Diaries Magazine

Years of Overcoming Sexual Harassment

Posted on the 14 April 2019 by Sani09 @sani09

Most evenings tension lines form on my forehead. Most nights I can’t sleep well. I make sure the door is locked, I make sure the windows are closed, the curtains are drawn, and one or two lights remain turned on.I don’t know if growing up means living in fear because you know too many truths about how the world works. I am not sure if I can call myself very practical or a little paranoid. They say a child knows no fear and they only acquire it as they grow up through various environments. It would be fair to blame it all on my environment- toxic, untrustworthy, full of criminals. But I seldom find any solace in being blame-free. I would blame my own fearfulness as much as I would blame the environment. It was easier as a child to forgive myself, mostly because I thought when I’d grow up I’d be perfect. That there would be no mis-happenings, if that’s a word.
*One really cannot blame a thirteen-year old coming back from school in public transport, wearing a decent uniform, pressed crisp by her mother in the morning who was groped by a man in his forties. One cannot blame her that she gave him the benefit of doubt that he must have done it by mistake. One cannot blame her that she didn’t say anything to him and by the time she decided to say something the bus had reached her destination. When she reached home and told her mother, she knew she would be forgiven- it was not her fault that the man groped her, it was not her fault that she couldn’t muster the courage to throw him out of the bus or ask him to stay away. “But next time, don’t let this happen to you,” mother’s words still ring in my words. Would I let it happen to me? I wouldn’t. But if something happened, I am supposed to put an end to it. Do I have that kind of courage?
*I was seventeen when it happened again in a public transport. I was lost in my thoughts and had fallen asleep after attending extra classes in high-school. By the time I woke up and realized the hand on my breasts, the man sitting next to me had taken them away. I couldn’t utter a single word. When I reached home I didn’t even tell mother.

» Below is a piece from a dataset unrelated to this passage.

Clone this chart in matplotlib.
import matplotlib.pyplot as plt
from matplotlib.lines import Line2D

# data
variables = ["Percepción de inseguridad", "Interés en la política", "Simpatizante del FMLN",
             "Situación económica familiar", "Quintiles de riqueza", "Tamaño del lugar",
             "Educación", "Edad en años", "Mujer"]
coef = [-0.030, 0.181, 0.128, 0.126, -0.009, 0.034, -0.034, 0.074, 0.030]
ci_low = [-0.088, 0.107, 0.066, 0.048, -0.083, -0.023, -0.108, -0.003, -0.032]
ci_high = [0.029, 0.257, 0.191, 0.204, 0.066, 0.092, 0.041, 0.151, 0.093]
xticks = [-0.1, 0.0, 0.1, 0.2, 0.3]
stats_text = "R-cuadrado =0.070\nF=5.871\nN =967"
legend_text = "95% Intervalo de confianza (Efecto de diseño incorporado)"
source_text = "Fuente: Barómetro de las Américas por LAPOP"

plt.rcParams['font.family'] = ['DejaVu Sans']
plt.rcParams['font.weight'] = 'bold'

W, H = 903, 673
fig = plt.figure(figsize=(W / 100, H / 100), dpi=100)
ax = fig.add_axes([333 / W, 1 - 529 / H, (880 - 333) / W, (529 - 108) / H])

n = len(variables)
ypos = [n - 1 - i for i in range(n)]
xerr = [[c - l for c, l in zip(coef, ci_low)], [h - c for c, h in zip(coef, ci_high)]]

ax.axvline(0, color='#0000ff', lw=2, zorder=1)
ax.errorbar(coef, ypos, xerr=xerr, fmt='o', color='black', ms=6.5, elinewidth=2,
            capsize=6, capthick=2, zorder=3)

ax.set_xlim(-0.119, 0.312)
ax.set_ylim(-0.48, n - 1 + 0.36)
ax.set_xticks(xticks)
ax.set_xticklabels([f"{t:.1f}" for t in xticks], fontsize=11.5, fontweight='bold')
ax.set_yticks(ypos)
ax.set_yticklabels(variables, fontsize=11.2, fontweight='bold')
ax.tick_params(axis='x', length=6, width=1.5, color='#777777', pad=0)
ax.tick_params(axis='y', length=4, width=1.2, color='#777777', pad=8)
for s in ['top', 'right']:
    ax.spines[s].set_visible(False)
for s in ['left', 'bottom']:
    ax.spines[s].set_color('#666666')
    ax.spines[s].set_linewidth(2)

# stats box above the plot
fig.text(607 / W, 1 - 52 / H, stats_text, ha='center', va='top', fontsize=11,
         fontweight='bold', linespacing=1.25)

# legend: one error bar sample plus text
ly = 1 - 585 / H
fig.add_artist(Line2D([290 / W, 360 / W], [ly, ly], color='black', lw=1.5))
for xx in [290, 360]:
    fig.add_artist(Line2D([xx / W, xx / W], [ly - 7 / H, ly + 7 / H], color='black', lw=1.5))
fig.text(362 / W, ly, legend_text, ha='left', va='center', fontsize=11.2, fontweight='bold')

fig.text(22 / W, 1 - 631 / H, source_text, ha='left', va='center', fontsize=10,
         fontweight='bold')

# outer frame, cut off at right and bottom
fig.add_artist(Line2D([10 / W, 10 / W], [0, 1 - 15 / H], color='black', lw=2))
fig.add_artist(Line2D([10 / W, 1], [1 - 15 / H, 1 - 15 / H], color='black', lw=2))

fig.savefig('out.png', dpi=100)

*I belong to a family of strong women but I mustered strength very late in my life. I was twenty-one and habituated with being lost in thoughts every time I traveled. I was on a public transport and the man sitting next to me had very casually placed his hand on my lap working his way close to the zipper of my jeans. I looked around and the bus was almost empty. I didn’t shout or scream. I was not angry. I was confused why he would do that. I said to him there were so many seats empty and why should he sit beside me on the seat reserved for ladies only.I didn’t know the strength in my meek voice until I saw him jump off a moving bus. And I didn’t even have to raise my voice. That day I felt I belonged to the family of strong woman whom I always admired. I realized nothing can break me. I had the narrative of victory in my head. It was an answer to all the previous incidences of my girlhood.*I was twenty-five and a lover of spa massages. I was getting a hair spa when I had dozed off. It was a male hair-stylist and usually they massage your shoulders and back a little from above your clothes. I realized what he was doing only when someone else walked in the room and he quickly removed his hands. The liquid put on my hair had almost dried out. He walked away asking someone else to get my hair washed.I returned back to my hostel petrified and never trusted a male hair-stylist again. I also blamed myself for not noticing the act early enough. My heart craved for revenge but I believed I couldn’t do anything. I don’t even remember the name of the salon now.

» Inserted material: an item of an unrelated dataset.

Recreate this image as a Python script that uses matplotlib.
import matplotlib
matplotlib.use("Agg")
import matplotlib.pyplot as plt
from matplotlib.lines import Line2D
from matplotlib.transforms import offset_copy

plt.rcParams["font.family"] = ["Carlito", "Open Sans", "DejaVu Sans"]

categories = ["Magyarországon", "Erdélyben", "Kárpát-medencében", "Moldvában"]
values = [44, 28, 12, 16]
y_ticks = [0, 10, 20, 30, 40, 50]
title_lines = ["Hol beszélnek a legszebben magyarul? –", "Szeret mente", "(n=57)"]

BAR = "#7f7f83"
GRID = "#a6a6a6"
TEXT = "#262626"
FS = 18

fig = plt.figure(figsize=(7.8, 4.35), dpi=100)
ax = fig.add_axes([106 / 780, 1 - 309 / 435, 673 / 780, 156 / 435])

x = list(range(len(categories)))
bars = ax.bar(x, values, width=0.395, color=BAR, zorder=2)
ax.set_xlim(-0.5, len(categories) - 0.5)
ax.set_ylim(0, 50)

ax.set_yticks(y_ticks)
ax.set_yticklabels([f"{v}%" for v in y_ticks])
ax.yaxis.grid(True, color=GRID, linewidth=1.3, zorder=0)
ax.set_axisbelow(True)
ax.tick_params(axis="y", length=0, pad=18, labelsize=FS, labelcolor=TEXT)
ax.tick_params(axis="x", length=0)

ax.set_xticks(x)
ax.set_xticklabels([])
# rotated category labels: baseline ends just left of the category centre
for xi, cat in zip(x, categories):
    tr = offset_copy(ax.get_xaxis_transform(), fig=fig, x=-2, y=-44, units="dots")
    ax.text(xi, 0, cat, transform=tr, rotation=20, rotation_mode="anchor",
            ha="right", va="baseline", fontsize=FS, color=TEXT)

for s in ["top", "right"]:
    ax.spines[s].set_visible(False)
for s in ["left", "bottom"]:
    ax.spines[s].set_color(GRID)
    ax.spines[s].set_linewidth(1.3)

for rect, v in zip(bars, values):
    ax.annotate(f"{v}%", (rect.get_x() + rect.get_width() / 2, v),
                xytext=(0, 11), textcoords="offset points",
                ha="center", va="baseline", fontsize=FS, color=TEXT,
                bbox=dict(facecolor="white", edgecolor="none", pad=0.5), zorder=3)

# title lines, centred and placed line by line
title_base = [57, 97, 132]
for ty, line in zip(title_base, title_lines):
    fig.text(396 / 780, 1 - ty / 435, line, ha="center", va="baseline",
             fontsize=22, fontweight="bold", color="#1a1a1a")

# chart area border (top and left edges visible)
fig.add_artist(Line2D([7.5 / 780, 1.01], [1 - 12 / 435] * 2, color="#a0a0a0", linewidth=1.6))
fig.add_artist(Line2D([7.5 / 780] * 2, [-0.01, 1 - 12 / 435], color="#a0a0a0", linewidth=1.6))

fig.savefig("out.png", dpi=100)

*I should grow stronger as I grow older. I am not sure I am growing up the right way.I remember my moment of utmost strength. I was twenty-seven and I dived into action so fast as if I was made to do that. It was when people complimented me for my bravery and strength that I felt weak. I felt sympathy for myself for having faced something and trusting that the world will stand by me. I felt weak in my knees for calling the offender out and making the world known that I have been a victim. Instead of the offender feeling the shame it was me who felt the shame. It was not my fault but people often asked how I “let” something like this happen to me. There were all sorts of rumours.
But I’d always be thankful to my instinct of solving the case. I was filmed at my own house from days through the window, from the end of a balcony that wasn’t easy to climb, by a boy I didn’t know who lived upstairs. When I finally saw it happen I was in a state of shock for a couple of seconds but I immediately dashed outside to catch the offender who had vanished by then. I with the help of my friends checked out the CCTV footage of the building and found out his flat number. We checked with the security and found out his name, his workplace. He made sure he left the building as soon as he was caught. I made sure he left the organization that very evening.
I was afraid for my own safety for days. I have finally left that place.
Most evenings I am afraid of men around me. Most mornings I am glad I could do what I did.